Findings reconcile divergent perceptions of erosion drivers by combining field evidence, wave climate analysis, and process-based modeling with social inquiry. The results demonstrate that the seaport, not contemporary changes in wave climate, is the primary proximate driver of the severe east-coast erosion by interrupting the natural sediment transport. This mechanistic understanding validates local knowledge and challenges national narratives that frame erosion chiefly as a climate change impact. The concept of maldevelopment captures how centralized, hard-engineering preferences, limited local participation, and externalized expertise can institutionalize maladaptive choices, leading to cascading environmental and societal impacts and narrowing future adaptation options. The study argues for adaptation pathway planning that emphasizes working with natural reef dynamics, incorporates local knowledge, and prioritizes flexible, low-regret interventions (e.g., sediment bypassing, nourishment) with ongoing monitoring and iterative adjustments. Insights are scalable to other Maldives islands and SIDS where similar socio-political structures and reef environments exist.

Conclusion

This study advances an interdisciplinary approach to coastal adaptation on small reef islands by: (1) defining and evidencing maldevelopment as a socio-political driver of repeated maladaptation, (2) quantitatively documenting erosion adjacent to Fuvahmulah’s port and mechanistically linking it to disrupted reef sediment pathways, and (3) demonstrating the value of local knowledge for identifying effective, low-regret measures. It recommends shifting from generic, hard-engineered coastal defenses toward context-specific, nature-compatible strategies such as sediment bypassing and nourishment, embedded in adaptive pathway planning with genuine local participation and continuous monitoring.
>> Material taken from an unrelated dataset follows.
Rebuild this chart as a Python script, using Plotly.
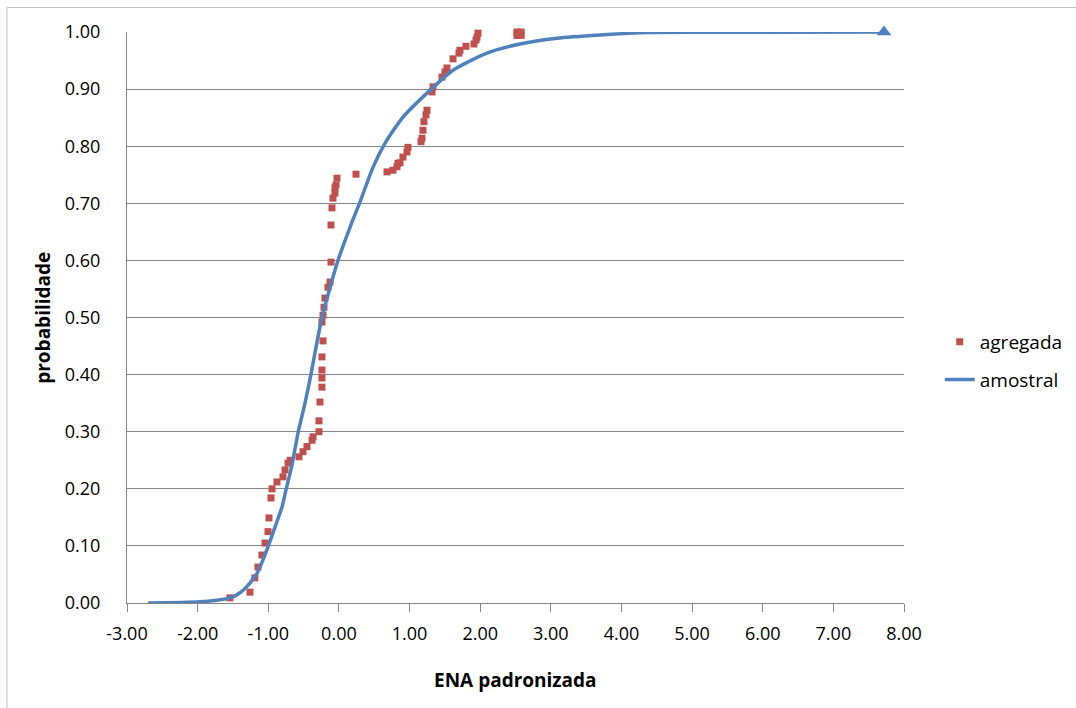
import plotly.graph_objects as go

# Sample (empirical) cumulative distribution of standardized ENA
amostral_x = [-2.70, -1.97, -1.54, -1.40, -1.26, -1.15, -1.02, -0.905, -0.806, -0.749,
              -0.664, -0.579, -0.480, -0.409, -0.240, -0.013, 0.157, 0.298, 0.482, 0.652,
              0.907, 1.247, 1.615, 2.096, 2.563, 3.087, 3.696, 4.404, 5.11, 7.716]
amostral_y = [0.000, 0.002, 0.009, 0.018, 0.035, 0.054, 0.093, 0.133, 0.168, 0.198,
              0.242, 0.298, 0.350, 0.392, 0.500, 0.600, 0.658, 0.702, 0.763, 0.805,
              0.851, 0.893, 0.933, 0.963, 0.979, 0.989, 0.9947, 0.9991, 0.9995, 1.000]

# Aggregated distribution points
agregada_x = [-1.542, -1.259, -1.19, -1.146, -1.09, -1.046, -1.004, -0.99, -0.962, -0.947,
              -0.877, -0.792, -0.763, -0.72, -0.69, -0.565, -0.508, -0.452, -0.38, -0.366,
              -0.282, -0.282, -0.268, -0.240, -0.240, -0.240, -0.240, -0.225, -0.240, -0.225,
              -0.211, -0.197, -0.155, -0.126, -0.112, -0.112, -0.098, -0.084, -0.056, -0.056,
              -0.041, -0.027, 0.242, 0.681, 0.766, 0.822, 0.836, 0.865, 0.907, 0.964,
              0.978, 1.162, 1.176, 1.190, 1.204, 1.233, 1.247, 1.318, 1.332, 1.459,
              1.502, 1.530, 1.615, 1.700, 1.714, 1.799, 1.912, 1.941, 1.955, 1.969,
              2.52, 2.58, 2.52, 2.58]
agregada_y = [0.009, 0.019, 0.044, 0.063, 0.084, 0.105, 0.125, 0.149, 0.184, 0.200,
              0.212, 0.221, 0.233, 0.245, 0.250, 0.256, 0.265, 0.274, 0.285, 0.291,
              0.300, 0.319, 0.352, 0.378, 0.394, 0.408, 0.431, 0.459, 0.492, 0.504,
              0.518, 0.534, 0.553, 0.562, 0.597, 0.662, 0.692, 0.709, 0.718, 0.727,
              0.732, 0.744, 0.751, 0.755, 0.758, 0.764, 0.770, 0.771, 0.781, 0.790,
              0.798, 0.808, 0.814, 0.828, 0.843, 0.855, 0.863, 0.895, 0.904, 0.921,
              0.930, 0.937, 0.953, 0.963, 0.968, 0.975, 0.979, 0.986, 0.991, 0.998,
              0.994, 0.994, 1.000, 1.000]

x_ticks = [-3, -2, -1, 0, 1, 2, 3, 4, 5, 6, 7, 8]
y_ticks = [0.0, 0.1, 0.2, 0.3, 0.4, 0.5, 0.6, 0.7, 0.8, 0.9, 1.0]

RED = "#C0504D"
BLUE = "#4F81BD"
GRID = "#868686"
FONT = "Open Sans"
TICK_FS = 18
LABEL_FS = 19

fig = go.Figure()

fig.add_trace(go.Scatter(
    x=agregada_x, y=agregada_y, mode="markers", name="agregada",
    marker=dict(symbol="square", size=7, color=RED, line=dict(width=0)),
    legendgroup="a", cliponaxis=False,
))
fig.add_trace(go.Scatter(
    x=amostral_x, y=amostral_y, mode="lines", name="amostral",
    line=dict(color=BLUE, width=3.5, shape="spline", smoothing=0.6),
    legendgroup="b", cliponaxis=False,
))
# Triangle marker on the final point of the sample curve
fig.add_trace(go.Scatter(
    x=amostral_x[-1:], y=amostral_y[-1:], mode="markers", showlegend=False,
    marker=dict(symbol="triangle-up", size=13, color=BLUE),
    cliponaxis=False,
))

fig.update_layout(
    width=1076, height=708,
    margin=dict(l=127, r=172, t=32, b=105, autoexpand=False),
    paper_bgcolor="white", plot_bgcolor="white",
    font=dict(family=FONT, size=TICK_FS, color="#000000"),
    showlegend=True,
    legend=dict(
        x=1.046, y=0.424, xanchor="left", yanchor="middle",
        font=dict(family=FONT, size=LABEL_FS, color="#000000"),
        traceorder="grouped", tracegroupgap=10,
        itemwidth=30, bgcolor="rgba(0,0,0,0)",
    ),
    xaxis=dict(
        range=[-3, 8], tickvals=x_ticks,
        ticktext=[f"{v:.2f}" for v in x_ticks],
        showgrid=False, zeroline=False,
        showline=True, linecolor=GRID, linewidth=1,
        ticks="outside", ticklen=8, tickcolor=GRID,
        ticklabelstandoff=6,
        tickfont=dict(family=FONT, size=TICK_FS),
    ),
    yaxis=dict(
        range=[0, 1], tickvals=y_ticks,
        ticktext=[f"{v:.2f}" for v in y_ticks],
        showgrid=True, gridcolor=GRID, gridwidth=1,
        zeroline=False,
        showline=True, linecolor=GRID, linewidth=1,
        ticks="", ticklabelstandoff=22,
        tickfont=dict(family=FONT, size=TICK_FS),
    ),
    annotations=[
        dict(text="<b>probabilidade</b>", x=-0.109, y=0.5, xref="paper", yref="paper",
             textangle=-90, showarrow=False, font=dict(family=FONT, size=LABEL_FS),
             xanchor="center", yanchor="middle"),
        dict(text="<b>ENA padronizada</b>", x=0.5, y=-0.135, xref="paper", yref="paper",
             showarrow=False, font=dict(family=FONT, size=LABEL_FS),
             xanchor="center", yanchor="middle"),
    ],
    shapes=[
        dict(type="line", xref="paper", yref="paper", x0=-0.1545, x1=-0.1545,
             y0=1.043, y1=-0.2, line=dict(color="#BFBFBF", width=1)),
        dict(type="line", xref="paper", yref="paper", x0=-0.1545, x1=1.23,
             y0=1.043, y1=1.043, line=dict(color="#BFBFBF", width=1)),
    ],
)

fig.write_html("out.html")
Future research should refine sediment budget quantification around reef island hotspots, evaluate operational designs for sediment bypassing under varying wave climates and sea-level rise scenarios, and develop governance frameworks that integrate local stakeholders throughout project lifecycles to prevent maldevelopment.

Limitations
  • Numerical modeling: D3D used idealized bathymetry and coarse grids; port structures were excluded to represent pre-disturbance pathways; BOSZ resolved currents but did not compute sediment volumes. Only two peak wave directions and storm-level Hs=2.3 m were modeled; moderate conditions and tidal/ocean currents (omitted) also influence transport. Thus, results are process-indicative rather than volumetrically quantitative.
  • DEM-based erosion detection: Early-stage undercutting at the beach toe may be underrepresented until failures occur; airport-adjacent beaches were a no-fly zone.
  • Climate variability: The study did not perform an in-depth assessment of recent climate variability effects on morphology beyond long-term wave climate statistics.
  • Social data: Although randomized household sampling was used, surveys and interviews reflect specific time frames and may be subject to response biases; some interviews were not recorded (notes/memos used). Generalizability beyond similar SIDS contexts should consider governance and environmental differences.
  • EIA document analysis: Depended on available English-language documents and selected gray literature; some local (Dhivehi) materials were not analyzed.